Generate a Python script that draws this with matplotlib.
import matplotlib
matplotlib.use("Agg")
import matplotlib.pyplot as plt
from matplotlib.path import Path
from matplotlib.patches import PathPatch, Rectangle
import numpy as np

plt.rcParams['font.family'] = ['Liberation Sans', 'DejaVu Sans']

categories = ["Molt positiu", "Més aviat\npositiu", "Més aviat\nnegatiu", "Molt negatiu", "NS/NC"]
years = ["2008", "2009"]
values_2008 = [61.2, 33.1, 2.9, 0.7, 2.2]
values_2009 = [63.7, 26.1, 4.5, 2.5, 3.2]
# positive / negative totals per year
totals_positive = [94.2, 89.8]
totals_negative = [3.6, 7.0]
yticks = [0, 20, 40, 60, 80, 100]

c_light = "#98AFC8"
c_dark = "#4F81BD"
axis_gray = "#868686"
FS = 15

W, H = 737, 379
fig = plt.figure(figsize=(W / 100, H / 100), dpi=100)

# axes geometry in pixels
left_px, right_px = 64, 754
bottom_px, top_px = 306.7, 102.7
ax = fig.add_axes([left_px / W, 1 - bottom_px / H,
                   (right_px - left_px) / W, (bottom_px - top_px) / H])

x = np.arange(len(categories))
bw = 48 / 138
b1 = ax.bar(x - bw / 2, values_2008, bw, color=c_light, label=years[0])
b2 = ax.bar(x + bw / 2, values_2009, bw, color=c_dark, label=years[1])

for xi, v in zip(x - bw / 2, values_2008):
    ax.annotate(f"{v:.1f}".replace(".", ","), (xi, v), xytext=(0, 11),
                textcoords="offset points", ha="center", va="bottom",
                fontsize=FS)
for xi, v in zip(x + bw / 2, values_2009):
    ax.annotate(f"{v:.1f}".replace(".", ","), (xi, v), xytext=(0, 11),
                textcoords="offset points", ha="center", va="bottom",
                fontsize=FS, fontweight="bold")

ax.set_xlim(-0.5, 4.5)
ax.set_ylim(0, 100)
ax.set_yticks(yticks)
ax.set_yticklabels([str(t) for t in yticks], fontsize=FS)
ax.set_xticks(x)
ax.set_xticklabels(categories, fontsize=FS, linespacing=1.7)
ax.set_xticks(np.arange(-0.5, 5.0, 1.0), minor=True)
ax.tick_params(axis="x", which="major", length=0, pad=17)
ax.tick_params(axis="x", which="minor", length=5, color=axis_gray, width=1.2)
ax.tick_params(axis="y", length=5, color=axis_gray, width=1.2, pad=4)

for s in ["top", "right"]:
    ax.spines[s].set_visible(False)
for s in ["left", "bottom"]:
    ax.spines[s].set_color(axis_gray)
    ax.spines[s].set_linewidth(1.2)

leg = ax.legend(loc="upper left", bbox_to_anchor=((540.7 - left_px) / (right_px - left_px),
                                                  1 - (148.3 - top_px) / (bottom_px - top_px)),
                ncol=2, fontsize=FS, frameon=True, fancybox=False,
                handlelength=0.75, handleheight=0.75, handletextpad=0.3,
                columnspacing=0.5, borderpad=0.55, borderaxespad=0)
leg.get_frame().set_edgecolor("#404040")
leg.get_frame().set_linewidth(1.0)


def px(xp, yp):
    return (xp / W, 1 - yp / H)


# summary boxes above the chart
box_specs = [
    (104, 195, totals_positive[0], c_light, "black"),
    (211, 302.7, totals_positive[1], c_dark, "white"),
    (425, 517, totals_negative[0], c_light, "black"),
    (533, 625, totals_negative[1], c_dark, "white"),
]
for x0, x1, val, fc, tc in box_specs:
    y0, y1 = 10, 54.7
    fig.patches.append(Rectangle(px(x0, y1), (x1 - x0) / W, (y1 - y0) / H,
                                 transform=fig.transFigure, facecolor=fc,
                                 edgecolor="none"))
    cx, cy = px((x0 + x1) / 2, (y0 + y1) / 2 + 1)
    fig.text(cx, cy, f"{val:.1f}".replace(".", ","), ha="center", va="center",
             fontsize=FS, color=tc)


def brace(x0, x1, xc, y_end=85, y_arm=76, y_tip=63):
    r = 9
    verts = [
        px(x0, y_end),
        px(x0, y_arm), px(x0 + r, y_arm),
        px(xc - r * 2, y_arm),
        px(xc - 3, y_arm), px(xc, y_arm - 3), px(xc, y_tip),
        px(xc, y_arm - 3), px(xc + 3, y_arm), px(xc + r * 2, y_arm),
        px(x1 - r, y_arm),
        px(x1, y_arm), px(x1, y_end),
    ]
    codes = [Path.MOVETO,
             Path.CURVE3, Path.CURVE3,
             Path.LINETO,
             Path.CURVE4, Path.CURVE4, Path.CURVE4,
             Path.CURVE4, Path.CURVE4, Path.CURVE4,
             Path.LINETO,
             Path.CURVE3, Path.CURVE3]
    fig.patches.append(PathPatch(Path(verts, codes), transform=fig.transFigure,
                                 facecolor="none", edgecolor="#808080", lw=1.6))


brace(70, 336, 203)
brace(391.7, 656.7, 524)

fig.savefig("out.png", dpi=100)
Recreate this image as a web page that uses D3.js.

EXERCISE GOAL:
Exactly as written above, please repeat the entries.

SOLUTION FOR THIS TASK:
Generate a Python script that draws this with matplotlib.
import matplotlib
matplotlib.use("Agg")
import matplotlib.pyplot as plt
from matplotlib.path import Path
from matplotlib.patches import PathPatch, Rectangle
import numpy as np

plt.rcParams['font.family'] = ['Liberation Sans', 'DejaVu Sans']

categories = ["Molt positiu", "Més aviat\npositiu", "Més aviat\nnegatiu", "Molt negatiu", "NS/NC"]
years = ["2008", "2009"]
values_2008 = [61.2, 33.1, 2.9, 0.7, 2.2]
values_2009 = [63.7, 26.1, 4.5, 2.5, 3.2]
# positive / negative totals per year
totals_positive = [94.2, 89.8]
totals_negative = [3.6, 7.0]
yticks = [0, 20, 40, 60, 80, 100]

c_light = "#98AFC8"
c_dark = "#4F81BD"
axis_gray = "#868686"
FS = 15

W, H = 737, 379
fig = plt.figure(figsize=(W / 100, H / 100), dpi=100)

# axes geometry in pixels
left_px, right_px = 64, 754
bottom_px, top_px = 306.7, 102.7
ax = fig.add_axes([left_px / W, 1 - bottom_px / H,
                   (right_px - left_px) / W, (bottom_px - top_px) / H])

x = np.arange(len(categories))
bw = 48 / 138
b1 = ax.bar(x - bw / 2, values_2008, bw, color=c_light, label=years[0])
b2 = ax.bar(x + bw / 2, values_2009, bw, color=c_dark, label=years[1])

for xi, v in zip(x - bw / 2, values_2008):
    ax.annotate(f"{v:.1f}".replace(".", ","), (xi, v), xytext=(0, 11),
                textcoords="offset points", ha="center", va="bottom",
                fontsize=FS)
for xi, v in zip(x + bw / 2, values_2009):
    ax.annotate(f"{v:.1f}".replace(".", ","), (xi, v), xytext=(0, 11),
                textcoords="offset points", ha="center", va="bottom",
                fontsize=FS, fontweight="bold")

ax.set_xlim(-0.5, 4.5)
ax.set_ylim(0, 100)
ax.set_yticks(yticks)
ax.set_yticklabels([str(t) for t in yticks], fontsize=FS)
ax.set_xticks(x)
ax.set_xticklabels(categories, fontsize=FS, linespacing=1.7)
ax.set_xticks(np.arange(-0.5, 5.0, 1.0), minor=True)
ax.tick_params(axis="x", which="major", length=0, pad=17)
ax.tick_params(axis="x", which="minor", length=5, color=axis_gray, width=1.2)
ax.tick_params(axis="y", length=5, color=axis_gray, width=1.2, pad=4)

for s in ["top", "right"]:
    ax.spines[s].set_visible(False)
for s in ["left", "bottom"]:
    ax.spines[s].set_color(axis_gray)
    ax.spines[s].set_linewidth(1.2)

leg = ax.legend(loc="upper left", bbox_to_anchor=((540.7 - left_px) / (right_px - left_px),
                                                  1 - (148.3 - top_px) / (bottom_px - top_px)),
                ncol=2, fontsize=FS, frameon=True, fancybox=False,
                handlelength=0.75, handleheight=0.75, handletextpad=0.3,
                columnspacing=0.5, borderpad=0.55, borderaxespad=0)
leg.get_frame().set_edgecolor("#404040")
leg.get_frame().set_linewidth(1.0)


def px(xp, yp):
    return (xp / W, 1 - yp / H)


# summary boxes above the chart
box_specs = [
    (104, 195, totals_positive[0], c_light, "black"),
    (211, 302.7, totals_positive[1], c_dark, "white"),
    (425, 517, totals_negative[0], c_light, "black"),
    (533, 625, totals_negative[1], c_dark, "white"),
]
for x0, x1, val, fc, tc in box_specs:
    y0, y1 = 10, 54.7
    fig.patches.append(Rectangle(px(x0, y1), (x1 - x0) / W, (y1 - y0) / H,
                                 transform=fig.transFigure, facecolor=fc,
                                 edgecolor="none"))
    cx, cy = px((x0 + x1) / 2, (y0 + y1) / 2 + 1)
    fig.text(cx, cy, f"{val:.1f}".replace(".", ","), ha="center", va="center",
             fontsize=FS, color=tc)


def brace(x0, x1, xc, y_end=85, y_arm=76, y_tip=63):
    r = 9
    verts = [
        px(x0, y_end),
        px(x0, y_arm), px(x0 + r, y_arm),
        px(xc - r * 2, y_arm),
        px(xc - 3, y_arm), px(xc, y_arm - 3), px(xc, y_tip),
        px(xc, y_arm - 3), px(xc + 3, y_arm), px(xc + r * 2, y_arm),
        px(x1 - r, y_arm),
        px(x1, y_arm), px(x1, y_end),
    ]
    codes = [Path.MOVETO,
             Path.CURVE3, Path.CURVE3,
             Path.LINETO,
             Path.CURVE4, Path.CURVE4, Path.CURVE4,
             Path.CURVE4, Path.CURVE4, Path.CURVE4,
             Path.LINETO,
             Path.CURVE3, Path.CURVE3]
    fig.patches.append(PathPatch(Path(verts, codes), transform=fig.transFigure,
                                 facecolor="none", edgecolor="#808080", lw=1.6))


brace(70, 336, 203)
brace(391.7, 656.7, 524)

fig.savefig("out.png", dpi=100)
Recreate this image as a web page that uses D3.js.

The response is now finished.